In “A Personal User Manual for Working With Me,” Luke Thomas adds that user manuals help accelerate relationship building with your team while reducing ambiguity at work. Not sure where to start? Try Thomas’s suggested prompts like:
- “An ideal day at work is…”
- “My superpower is…”
- “How I like to give and receive feedback…”
For inspiration, take a look at a section of my personal user manual below that I created on Miro.

Choosing the Right Challenge
Once your team is in place, the next step is defining the challenge. And no, it shouldn’t be a safe or easy one. Knapp encourages teams to “go after their most important problem…don’t go for the small win” (Knapp, 2016, p. 27).

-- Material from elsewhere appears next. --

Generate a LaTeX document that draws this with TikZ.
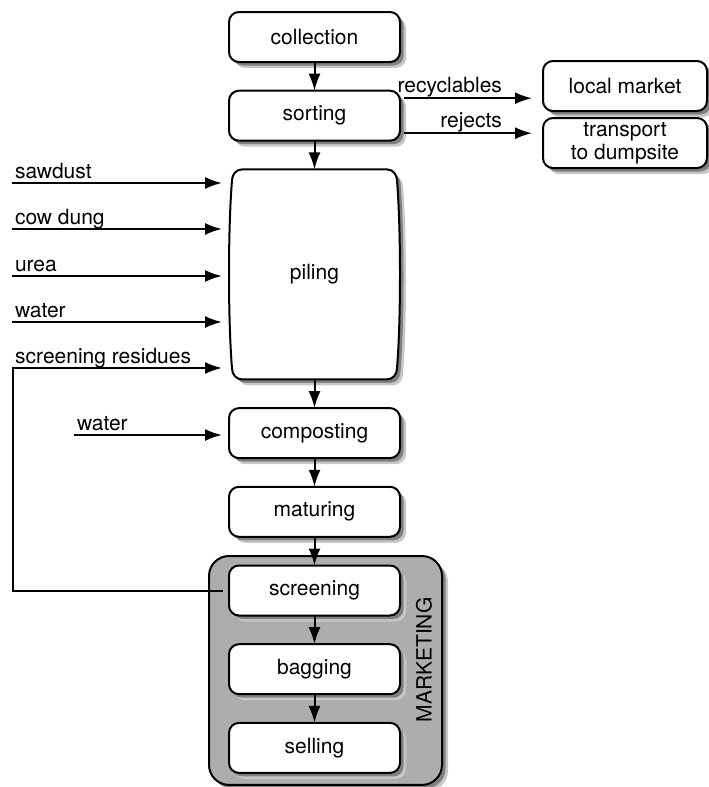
\documentclass[tikz,border=0pt]{standalone}
\usepackage{fontspec}
\setmainfont{TeX Gyre Heros}
\usetikzlibrary{positioning,arrows.meta,backgrounds}

\definecolor{groupgray}{gray}{0.68}

\tikzset{
    shadowfar/.style={fill=black!22,rounded corners=10pt},
    shadownear/.style={fill=black!50,rounded corners=10pt},
    stepbox/.style={draw,fill=white,rounded corners=10pt,line width=2pt,
        minimum width=171pt,minimum height=50pt,inner sep=2pt,outer sep=0pt,
        align=center,font=\fontsize{21}{23}\selectfont},
    pilebox/.style={minimum width=171pt,minimum height=210pt,outer sep=0pt,
        font=\fontsize{21}{23}\selectfont},
    groupbox/.style={draw,fill=groupgray,rounded corners=20pt,line width=2pt},
    flow/.style={->,line width=2pt},
    inlabel/.style={anchor=base west,inner sep=0pt,xshift=2pt,yshift=5pt,
        font=\fontsize{21}{23}\selectfont},
    outlabel/.style={anchor=base east,inner sep=0pt,yshift=6pt,
        font=\fontsize{21}{23}\selectfont},
}

\newcommand{\pileoutline}{(13,0) -- (158,0) to[out=0,in=90] (168,-11)
    .. controls (172,-60) and (172,-150) .. (168,-199)
    to[out=-90,in=0] (158,-210) -- (13,-210) to[out=180,in=-90] (3,-199)
    .. controls (-1,-150) and (-1,-60) .. (3,-11)
    to[out=90,in=180] (13,0) -- cycle}

\begin{document}
\begin{tikzpicture}[>={Latex[length=17pt,width=12pt]},x=1pt,y=1pt]
    \useasboundingbox (0,0) rectangle (709,-787);

    % main line
    \node[stepbox] (collection) at (314.5,-37) {collection};
    \node[stepbox,below=28.7pt of collection] (sorting) {sorting};
    \node[pilebox,below=28.7pt of sorting] (piling) {piling};
    \node[stepbox,below=28.7pt of piling] (composting) {composting};
    \node[stepbox,below=28.7pt of composting] (maturing) {maturing};
    \node[stepbox,below=28.7pt of maturing] (screening) {screening};
    \node[stepbox,below=28.7pt of screening] (bagging) {bagging};
    \node[stepbox,below=28.7pt of bagging] (selling) {selling};

    % outlets
    \node[stepbox,minimum width=164pt] (market) at (625,-86) {local market};
    \node[stepbox,minimum width=164pt,below=7pt of market] (dumpsite) {transport\\to dumpsite};

    \begin{scope}[on background layer]
        % marketing group
        \fill[shadowfar,rounded corners=20pt] ([shift={(-14pt,3.5pt)}]screening.north west)
            rectangle ([shift={(48pt,-18pt)}]selling.south east);
        \fill[shadownear,rounded corners=20pt] ([shift={(-16.5pt,6pt)}]screening.north west)
            rectangle ([shift={(45.5pt,-15.5pt)}]selling.south east);
        \draw[groupbox] ([shift={(-20pt,9.5pt)}]screening.north west)
            rectangle ([shift={(42pt,-12pt)}]selling.south east);

        % shadows of the boxes
        \foreach \n in {collection,sorting,composting,maturing,screening,
            bagging,selling,market,dumpsite}{
            \fill[shadowfar] ([shift={(6pt,-6pt)}]\n.south west)
                rectangle ([shift={(6pt,-6pt)}]\n.north east);
            \fill[shadownear] ([shift={(3.5pt,-3.5pt)}]\n.south west)
                rectangle ([shift={(3.5pt,-3.5pt)}]\n.north east);
        }

        % piling outline
        \begin{scope}[shift={(piling.north west)}]
            \fill[black!22,shift={(6,-6)}] \pileoutline;
            \fill[black!50,shift={(3.5,-3.5)}] \pileoutline;
            \path[draw,fill=white,line width=2pt] \pileoutline;
        \end{scope}
    \end{scope}

    \foreach \a/\b in {collection/sorting,sorting/piling,piling/composting,
        composting/maturing,maturing/screening,screening/bagging,bagging/selling}{
        \draw[flow] (\a) -- (\b);
    }

    \draw[flow,shorten <=4pt,shorten >=11pt] ([yshift=17.5pt]sorting.east)
        -- ([yshift=17.5pt]sorting.east -| market.west) node[pos=.72,outlabel] {recyclables};
    \draw[flow,shorten <=4pt,shorten >=11pt] ([yshift=-17.5pt]sorting.east)
        -- ([yshift=-17.5pt]sorting.east -| market.west) node[pos=.72,outlabel] {rejects};

    % inputs
    \foreach \y/\txt in {183/sawdust,229/cow dung,276/urea,322/water}{
        \coordinate (src) at (12,-\y);
        \draw[flow,shorten >=7pt] (src) -- (src -| piling.west) node[pos=0,inlabel] {\txt};
    }

    \coordinate (wet) at (74,-435);
    \draw[flow,shorten >=7pt] (wet) -- (wet -| composting.west) node[pos=0,inlabel] {water};

    % residues back to piling
    \coordinate (back) at (13,-368);
    \draw[flow,shorten <=6pt,shorten >=7pt] (screening.west) -| (back) -- (back -| piling.west);
    \node[inlabel] (residues) at (back) {screening residues};

    \node[rotate=90,font=\fontsize{21}{23}\selectfont] (marketing) at (424,-660) {MARKETING};
\end{tikzpicture}
\end{document}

Design Sprints are built to tackle tough questions: the ones that carry risk and reward. Think of it like choosing to run a marathon instead of a 5K. The stakes are higher, but so are the breakthroughs.
Focus on the problem that will make the biggest impact, even if it feels daunting. The structure of the sprint gives your team the support to take bold leaps.
Why Sprint?
Still wondering why you’d take the time for a Design Sprint? Hastings outlines several benefits:
- Speeds up product development
- Builds collaboration across teams
- Surfaces user feedback early and often
- Drives better decision-making
- Boosts morale and creativity
Design Sprints encourage experimentation without fear. They give you a playground to test ideas and fail forward before stakes get too high.
Final Thoughts
Design Sprints might not require running shoes, but they do require preparation and a strong sense of direction. Much like training for a real race, the goal is to do the groundwork before the big event, so that once you start, you can focus on performance, not uncertainty.
So lace up (figuratively), build your team, write your user manuals, identify your mountain to climb, and when you’re ready…sprint.